Congress Files FIR Against 2 for Offensive Comments Against Nehru

Congress lodged an FIR against two persons who allegedly made derogatory remarks against Pandit Jawaharlal Nehru in the visitors' book at the Netaji Birthplace museum.

CUTTACK: The Congress has lodged an FIR against two persons who had allegedly made derogatory remarks against Pandit Jawaharlal Nehru in the visitors' book at the Netaji Birthplace museum here.

Confirming that a named FIR had been lodged against two visitors by Cuttack district unit of Congress, Darghabazar police station Internal Investigation Command (IIC) Anil Kumar Beuria said today, "We have registered a case under section 292(a) of IPC for publicly speaking ill of somebody using obscene language and have started investigation."
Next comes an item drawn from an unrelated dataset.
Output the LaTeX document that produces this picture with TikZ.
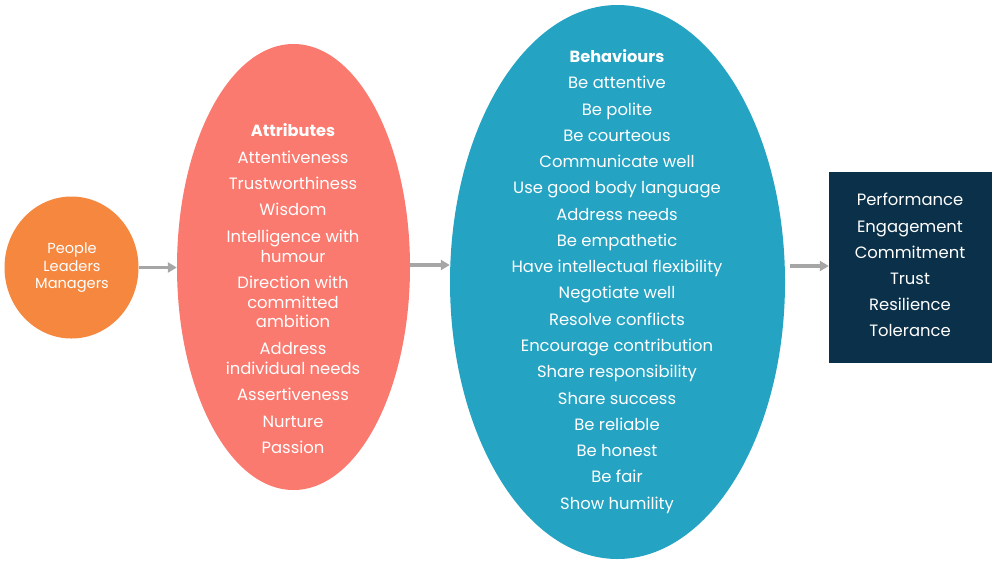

"Since the museum was closed on the day, we could not verify the visitors' book," Beuria said, adding that the CCTV footage would also be verified to ascertain details.

Using offensive language against Nehru, one of the two visitors in his remarks on Sunday afternoon said, "Netaji could not get his due recognition because of Nehru."

The visitor, accompanied by a woman, then urged Prime Minister Narendra Modi to declassify all the files related to the disappearance of Netaji and went on signing his name, his postal address, E mail ID and telephone number below his remarks.

The two visitors were from Bhubaneswar according to the address given, police said.

Incidentally, the comments caught the attention of visiting senior Congress leader and former Union Minister Jairam Ramesh shortly afterwards on the same day and he took strong exception to the "distasteful" language used against Nehru, the freedom fighter and the first Prime Minister.

Ramesh read the comments while signing the visitors' book after going round the museum on Sunday evening, Congress sources said here.

Ramesh, howver, did not join the issue in writing and instead in the next page of the log book appreciated the efforts of museum staff for very neatly displaying the artefacts of Bose, the legendary leader, in his ancestral home that was converted into a museum in 2003, a museum official said.